SPE 75666,1 presented in 2002, described the theoretical basis of CO2 miscible hydrocarbon fracturing fluids in this technology and provided a step-by-step application process. The paper was based on work published by Gruber and Anderson in CIM 95-45. 2 Improved methods of application have been arrived at through field application of this technology in conjunction with additional lab studies. The objective of this paper is to present the findings in the form of one optimized system applicable to all gas-well stimulation applications. Supporting data including viscosity curves and friction data based on actual ISIP measurements is included. The paper also discusses selection of tubulars and flowback procedures in detail.

It should be possible to successfully apply the technology to low permeability gas reservoirs through application of the methods described in this paper. This could potentially include some shale gas developments in the future, an area of rapidly growing focus in Canada.

Introduction

Unconventional gas reservoirs including tight gas, shale gas, and coalbed methane are becoming a critically important component of current and future gas supply. These reservoirs often present unique stimulation challenges. The use of waterbased fracturing fluids in low-permeability reservoirs may result in loss of effective frac half-length caused by phase trapping associated with the retention of the introduced water-based fluid into the formation. This problem is increased by the water-wet nature of most tight gas reservoirs (where no initial liquid hydrocarbon saturation is or ever has been present) because of the strong spreading coefficient of water in such a situation.

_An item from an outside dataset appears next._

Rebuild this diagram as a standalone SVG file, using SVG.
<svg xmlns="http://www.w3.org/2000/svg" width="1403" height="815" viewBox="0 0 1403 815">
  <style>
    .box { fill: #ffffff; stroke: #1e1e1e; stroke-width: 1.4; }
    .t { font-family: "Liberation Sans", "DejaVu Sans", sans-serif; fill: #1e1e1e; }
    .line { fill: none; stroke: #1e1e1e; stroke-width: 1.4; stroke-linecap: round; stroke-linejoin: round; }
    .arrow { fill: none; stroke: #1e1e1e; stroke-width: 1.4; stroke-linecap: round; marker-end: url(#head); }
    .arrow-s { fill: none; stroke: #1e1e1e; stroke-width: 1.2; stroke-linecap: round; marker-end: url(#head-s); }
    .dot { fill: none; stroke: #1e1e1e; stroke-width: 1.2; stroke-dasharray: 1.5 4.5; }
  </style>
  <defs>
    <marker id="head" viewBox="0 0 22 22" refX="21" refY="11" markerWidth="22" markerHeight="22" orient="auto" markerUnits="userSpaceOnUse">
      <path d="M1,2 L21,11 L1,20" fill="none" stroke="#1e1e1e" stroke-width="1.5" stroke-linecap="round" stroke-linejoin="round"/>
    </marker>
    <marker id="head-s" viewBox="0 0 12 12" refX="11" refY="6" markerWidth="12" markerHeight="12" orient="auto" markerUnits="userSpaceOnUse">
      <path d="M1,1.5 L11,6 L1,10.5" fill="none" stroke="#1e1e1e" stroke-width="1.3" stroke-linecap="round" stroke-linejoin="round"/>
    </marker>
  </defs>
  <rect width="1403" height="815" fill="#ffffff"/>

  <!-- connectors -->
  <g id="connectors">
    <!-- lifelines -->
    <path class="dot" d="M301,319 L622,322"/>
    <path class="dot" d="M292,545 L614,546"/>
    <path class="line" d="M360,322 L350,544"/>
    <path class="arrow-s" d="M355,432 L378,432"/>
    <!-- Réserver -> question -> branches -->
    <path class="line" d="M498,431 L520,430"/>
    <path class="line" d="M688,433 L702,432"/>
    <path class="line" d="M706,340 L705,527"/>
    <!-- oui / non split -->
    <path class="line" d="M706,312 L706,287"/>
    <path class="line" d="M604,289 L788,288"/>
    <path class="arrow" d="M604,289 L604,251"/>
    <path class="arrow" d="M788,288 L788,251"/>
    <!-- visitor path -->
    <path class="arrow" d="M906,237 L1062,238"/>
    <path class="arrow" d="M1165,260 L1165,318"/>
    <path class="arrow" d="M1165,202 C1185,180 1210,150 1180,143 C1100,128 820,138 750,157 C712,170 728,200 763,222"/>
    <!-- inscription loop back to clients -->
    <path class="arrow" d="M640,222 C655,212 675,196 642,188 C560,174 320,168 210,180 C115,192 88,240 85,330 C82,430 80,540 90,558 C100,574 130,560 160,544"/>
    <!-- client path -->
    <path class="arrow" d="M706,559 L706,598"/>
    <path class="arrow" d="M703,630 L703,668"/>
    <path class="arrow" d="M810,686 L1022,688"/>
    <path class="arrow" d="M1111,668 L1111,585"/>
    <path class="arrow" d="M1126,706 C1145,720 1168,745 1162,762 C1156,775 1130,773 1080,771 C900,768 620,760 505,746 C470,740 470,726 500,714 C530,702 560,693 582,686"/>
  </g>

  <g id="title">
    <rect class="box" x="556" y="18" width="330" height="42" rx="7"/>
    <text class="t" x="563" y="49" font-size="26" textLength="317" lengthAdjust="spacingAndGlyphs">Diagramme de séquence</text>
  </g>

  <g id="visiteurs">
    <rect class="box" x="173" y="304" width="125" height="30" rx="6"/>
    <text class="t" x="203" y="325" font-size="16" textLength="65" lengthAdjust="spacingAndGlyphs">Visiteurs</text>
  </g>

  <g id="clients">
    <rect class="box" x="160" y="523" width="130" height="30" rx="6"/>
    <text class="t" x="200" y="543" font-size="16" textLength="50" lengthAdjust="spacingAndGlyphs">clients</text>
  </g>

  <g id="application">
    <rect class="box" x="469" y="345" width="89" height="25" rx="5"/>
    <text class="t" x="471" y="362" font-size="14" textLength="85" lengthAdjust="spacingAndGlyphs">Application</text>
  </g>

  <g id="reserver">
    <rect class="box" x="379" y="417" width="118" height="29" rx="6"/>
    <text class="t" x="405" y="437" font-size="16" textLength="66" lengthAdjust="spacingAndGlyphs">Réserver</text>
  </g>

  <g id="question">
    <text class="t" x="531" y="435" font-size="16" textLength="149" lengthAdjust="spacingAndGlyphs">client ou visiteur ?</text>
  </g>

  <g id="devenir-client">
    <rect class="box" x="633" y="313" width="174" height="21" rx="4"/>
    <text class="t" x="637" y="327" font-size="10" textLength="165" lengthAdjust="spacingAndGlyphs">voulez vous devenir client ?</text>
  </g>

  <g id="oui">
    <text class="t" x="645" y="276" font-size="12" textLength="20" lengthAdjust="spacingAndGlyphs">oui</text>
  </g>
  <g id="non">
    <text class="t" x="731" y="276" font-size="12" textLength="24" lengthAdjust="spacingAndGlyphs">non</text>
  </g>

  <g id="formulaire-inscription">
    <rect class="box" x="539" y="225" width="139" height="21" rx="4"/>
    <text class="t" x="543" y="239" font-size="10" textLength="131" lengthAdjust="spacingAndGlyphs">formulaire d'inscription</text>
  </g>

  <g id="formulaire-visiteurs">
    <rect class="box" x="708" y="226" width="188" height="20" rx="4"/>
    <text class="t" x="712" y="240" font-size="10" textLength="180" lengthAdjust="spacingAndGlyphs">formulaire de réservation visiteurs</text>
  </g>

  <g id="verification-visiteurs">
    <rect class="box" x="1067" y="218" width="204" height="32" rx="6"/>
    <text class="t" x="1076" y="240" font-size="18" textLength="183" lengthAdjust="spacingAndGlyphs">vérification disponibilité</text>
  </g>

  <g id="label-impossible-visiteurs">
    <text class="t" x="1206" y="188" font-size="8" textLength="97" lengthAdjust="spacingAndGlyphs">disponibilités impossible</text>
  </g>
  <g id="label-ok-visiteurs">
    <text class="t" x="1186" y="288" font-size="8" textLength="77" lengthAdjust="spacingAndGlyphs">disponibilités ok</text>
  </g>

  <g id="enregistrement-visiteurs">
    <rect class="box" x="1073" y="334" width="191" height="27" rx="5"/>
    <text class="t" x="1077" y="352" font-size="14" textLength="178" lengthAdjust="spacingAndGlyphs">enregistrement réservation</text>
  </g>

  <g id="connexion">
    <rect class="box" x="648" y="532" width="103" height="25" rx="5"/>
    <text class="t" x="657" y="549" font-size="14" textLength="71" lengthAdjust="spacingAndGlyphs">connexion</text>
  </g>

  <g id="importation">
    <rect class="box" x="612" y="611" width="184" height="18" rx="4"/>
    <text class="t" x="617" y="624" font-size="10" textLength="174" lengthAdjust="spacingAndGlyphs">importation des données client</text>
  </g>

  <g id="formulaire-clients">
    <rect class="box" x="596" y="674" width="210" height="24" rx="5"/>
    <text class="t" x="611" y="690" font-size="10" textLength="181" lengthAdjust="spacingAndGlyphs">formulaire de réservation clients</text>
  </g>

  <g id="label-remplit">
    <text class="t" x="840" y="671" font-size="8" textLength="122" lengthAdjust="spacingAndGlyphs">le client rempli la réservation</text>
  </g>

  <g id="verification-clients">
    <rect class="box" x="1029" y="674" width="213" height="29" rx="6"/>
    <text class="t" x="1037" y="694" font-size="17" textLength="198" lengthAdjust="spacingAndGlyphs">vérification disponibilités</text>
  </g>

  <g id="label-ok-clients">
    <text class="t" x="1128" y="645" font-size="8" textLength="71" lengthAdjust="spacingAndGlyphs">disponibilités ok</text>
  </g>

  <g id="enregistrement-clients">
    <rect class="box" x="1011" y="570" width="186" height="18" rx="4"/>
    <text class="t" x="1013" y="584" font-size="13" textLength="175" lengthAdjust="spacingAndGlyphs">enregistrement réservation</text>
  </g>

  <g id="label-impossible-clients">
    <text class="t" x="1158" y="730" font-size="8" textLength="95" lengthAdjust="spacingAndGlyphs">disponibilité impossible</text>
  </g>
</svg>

The retention of this increased water saturation in the pore system can restrict the flow of produced gaseous hydrocarbons such as methane. Capillary pressures of several thousand psi can be present in low-permeability formations at low watersaturation levels. The inability to generate sufficient capillary drawdown force using the natural reservoir drawdown pressure can result in extended fluid-recovery times, or permanent loss of effective fracture half-length. Furthermore, use of water in subnormally saturated reservoirs may also reduce permeability and associated gas flow through a permanent increase in water saturation of the reservoir. Secondary costs such as rig time for swabbing can add to the negative economic impact.